MEMORY TOURISm
Memory tourism is an idea for a GPS responsive audio-guide app that triggers autobiographical sound-clips as you explore a new town or city. Based in my home-town: Diss, Norfolk. I collected eight interviews with long-term residents about their time and experiences of the town. I then found a target user (a young person feeling disillusioned with the town) to test the idea out. The final product of an investigation into place-identity, heritage, and how relationships are formed with the built environment.
Through a process of evolving projects exploring the nature of community, identity and belonging, I found that personal insight, storytelling and nostalgia were qualities at the core of communicating a place's sense of value, and to helping foster a sense of belonging.

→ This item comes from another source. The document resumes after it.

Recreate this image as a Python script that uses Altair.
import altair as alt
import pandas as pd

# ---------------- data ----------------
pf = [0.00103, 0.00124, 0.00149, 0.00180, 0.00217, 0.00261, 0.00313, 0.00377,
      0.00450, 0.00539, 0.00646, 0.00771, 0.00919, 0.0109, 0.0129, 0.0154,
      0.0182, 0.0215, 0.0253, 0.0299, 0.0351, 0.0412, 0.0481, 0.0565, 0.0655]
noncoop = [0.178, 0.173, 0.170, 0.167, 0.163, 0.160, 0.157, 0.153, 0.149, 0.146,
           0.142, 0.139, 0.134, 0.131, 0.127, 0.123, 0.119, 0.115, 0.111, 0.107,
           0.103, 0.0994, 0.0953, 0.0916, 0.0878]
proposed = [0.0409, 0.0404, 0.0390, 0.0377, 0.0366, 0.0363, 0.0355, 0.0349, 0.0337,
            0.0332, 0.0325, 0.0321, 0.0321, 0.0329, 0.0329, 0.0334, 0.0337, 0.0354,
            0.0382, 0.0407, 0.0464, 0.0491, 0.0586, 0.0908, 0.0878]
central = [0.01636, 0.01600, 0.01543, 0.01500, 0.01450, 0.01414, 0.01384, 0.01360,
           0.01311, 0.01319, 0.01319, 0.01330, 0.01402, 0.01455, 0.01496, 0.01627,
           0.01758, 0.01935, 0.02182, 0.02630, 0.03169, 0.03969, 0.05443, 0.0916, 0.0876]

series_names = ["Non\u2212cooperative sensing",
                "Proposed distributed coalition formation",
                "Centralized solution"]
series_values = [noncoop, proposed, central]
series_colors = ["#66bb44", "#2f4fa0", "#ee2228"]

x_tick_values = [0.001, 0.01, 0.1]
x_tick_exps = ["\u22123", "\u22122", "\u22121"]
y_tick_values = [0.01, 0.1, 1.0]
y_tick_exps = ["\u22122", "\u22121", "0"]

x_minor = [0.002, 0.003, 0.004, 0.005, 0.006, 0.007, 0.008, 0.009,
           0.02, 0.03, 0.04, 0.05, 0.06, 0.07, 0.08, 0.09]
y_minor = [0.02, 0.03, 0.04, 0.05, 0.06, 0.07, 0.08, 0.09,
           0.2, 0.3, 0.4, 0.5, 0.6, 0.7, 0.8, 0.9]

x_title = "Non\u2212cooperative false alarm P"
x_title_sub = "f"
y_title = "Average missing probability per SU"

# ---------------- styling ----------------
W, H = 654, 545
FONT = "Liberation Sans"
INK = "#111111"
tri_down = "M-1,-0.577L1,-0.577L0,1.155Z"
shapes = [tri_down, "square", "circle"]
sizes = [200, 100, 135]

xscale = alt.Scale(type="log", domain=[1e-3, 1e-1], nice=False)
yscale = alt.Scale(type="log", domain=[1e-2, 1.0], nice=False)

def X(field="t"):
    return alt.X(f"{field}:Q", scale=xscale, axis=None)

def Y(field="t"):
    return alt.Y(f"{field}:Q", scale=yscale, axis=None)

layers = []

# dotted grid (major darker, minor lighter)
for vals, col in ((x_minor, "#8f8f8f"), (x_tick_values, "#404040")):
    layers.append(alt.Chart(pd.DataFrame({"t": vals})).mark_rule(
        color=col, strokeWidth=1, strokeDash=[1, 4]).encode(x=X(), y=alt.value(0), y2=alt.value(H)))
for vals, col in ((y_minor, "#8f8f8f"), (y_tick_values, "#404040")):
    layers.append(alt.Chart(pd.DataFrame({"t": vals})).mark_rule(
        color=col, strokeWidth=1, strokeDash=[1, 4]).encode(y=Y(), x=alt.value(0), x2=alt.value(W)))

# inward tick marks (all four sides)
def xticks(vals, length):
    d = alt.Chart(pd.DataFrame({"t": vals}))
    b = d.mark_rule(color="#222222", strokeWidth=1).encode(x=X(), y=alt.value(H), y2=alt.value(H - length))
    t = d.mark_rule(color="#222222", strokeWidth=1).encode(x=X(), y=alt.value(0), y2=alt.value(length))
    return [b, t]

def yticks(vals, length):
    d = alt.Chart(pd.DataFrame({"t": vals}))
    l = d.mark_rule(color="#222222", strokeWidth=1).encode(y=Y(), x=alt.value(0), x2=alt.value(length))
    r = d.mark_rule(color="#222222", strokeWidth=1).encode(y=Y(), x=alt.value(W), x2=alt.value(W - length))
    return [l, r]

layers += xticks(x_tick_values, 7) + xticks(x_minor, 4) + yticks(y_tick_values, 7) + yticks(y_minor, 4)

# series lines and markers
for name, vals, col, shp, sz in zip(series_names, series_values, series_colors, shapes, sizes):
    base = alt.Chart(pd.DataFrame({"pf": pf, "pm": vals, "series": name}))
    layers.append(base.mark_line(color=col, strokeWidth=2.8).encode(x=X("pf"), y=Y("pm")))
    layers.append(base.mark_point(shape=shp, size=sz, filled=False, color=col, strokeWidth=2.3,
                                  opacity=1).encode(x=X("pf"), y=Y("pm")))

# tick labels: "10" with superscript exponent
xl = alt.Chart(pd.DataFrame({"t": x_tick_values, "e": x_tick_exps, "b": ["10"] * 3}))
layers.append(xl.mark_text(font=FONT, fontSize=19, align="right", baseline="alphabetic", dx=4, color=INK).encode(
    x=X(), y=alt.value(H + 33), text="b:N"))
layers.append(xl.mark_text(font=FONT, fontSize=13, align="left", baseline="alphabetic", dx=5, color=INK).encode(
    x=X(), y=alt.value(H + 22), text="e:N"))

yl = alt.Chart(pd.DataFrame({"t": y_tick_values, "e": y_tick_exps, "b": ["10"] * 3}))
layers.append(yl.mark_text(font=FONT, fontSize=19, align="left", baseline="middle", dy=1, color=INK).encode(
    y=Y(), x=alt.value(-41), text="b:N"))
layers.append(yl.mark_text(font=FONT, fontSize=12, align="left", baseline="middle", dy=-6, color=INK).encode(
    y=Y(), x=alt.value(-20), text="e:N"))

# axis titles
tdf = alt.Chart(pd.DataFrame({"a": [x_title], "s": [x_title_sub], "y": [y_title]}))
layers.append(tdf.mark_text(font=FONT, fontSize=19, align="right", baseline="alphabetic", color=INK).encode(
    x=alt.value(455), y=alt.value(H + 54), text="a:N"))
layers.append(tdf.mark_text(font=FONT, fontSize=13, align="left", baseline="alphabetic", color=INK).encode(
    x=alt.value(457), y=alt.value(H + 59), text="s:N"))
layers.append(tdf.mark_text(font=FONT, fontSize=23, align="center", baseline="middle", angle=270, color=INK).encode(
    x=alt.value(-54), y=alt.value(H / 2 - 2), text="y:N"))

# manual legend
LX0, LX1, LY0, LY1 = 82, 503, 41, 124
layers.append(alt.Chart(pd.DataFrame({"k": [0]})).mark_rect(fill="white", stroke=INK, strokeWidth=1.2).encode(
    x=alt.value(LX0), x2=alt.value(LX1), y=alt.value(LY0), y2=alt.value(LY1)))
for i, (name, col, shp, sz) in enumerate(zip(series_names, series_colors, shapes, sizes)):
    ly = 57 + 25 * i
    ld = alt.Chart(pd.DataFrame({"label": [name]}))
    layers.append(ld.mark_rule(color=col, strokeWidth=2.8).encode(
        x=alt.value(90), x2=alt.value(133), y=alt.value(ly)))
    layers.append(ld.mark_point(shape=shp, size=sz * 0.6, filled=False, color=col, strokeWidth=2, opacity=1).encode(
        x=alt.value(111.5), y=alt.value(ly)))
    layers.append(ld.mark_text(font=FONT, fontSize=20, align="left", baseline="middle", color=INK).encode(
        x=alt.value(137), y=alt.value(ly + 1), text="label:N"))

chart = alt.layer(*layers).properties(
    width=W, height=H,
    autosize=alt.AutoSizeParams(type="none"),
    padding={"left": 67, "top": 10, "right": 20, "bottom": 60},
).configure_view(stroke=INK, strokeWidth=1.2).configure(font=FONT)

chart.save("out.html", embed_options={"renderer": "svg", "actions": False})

Coming from a small town but living in an urban metropolis, I feel that we are becoming increasingly emotionally distanced from our environments. Major shifts in lifestyle and culture have promoted individualistic lifestyles and uniformed aesthetics while Google maps generates images of neutral sprawl, punctuated only by the occasional 'officially recognised' point of interest. This loss of emotional ties with our towns- pride, value and identity- result in the loss of community and can lead to crime, and anti-social behaviour.
Reminiscene therapy is a common psychological therapy used in care-centres for the elderly, and is proven to promote self-worth and wellbeing in Auzheimers' sufferers. Reminiscene Tourism proposes to make use of the content of these reminiscences. By applying the stories to spatial markers, it allows others to experience a sense of personal history and meaning, providing an insight into a place's subjective value.
The project has the potential to bridge generational divides; preserving subjective history for posterity; promote a sense of place-identity, and give value and importance to the stories and memories of the elderly.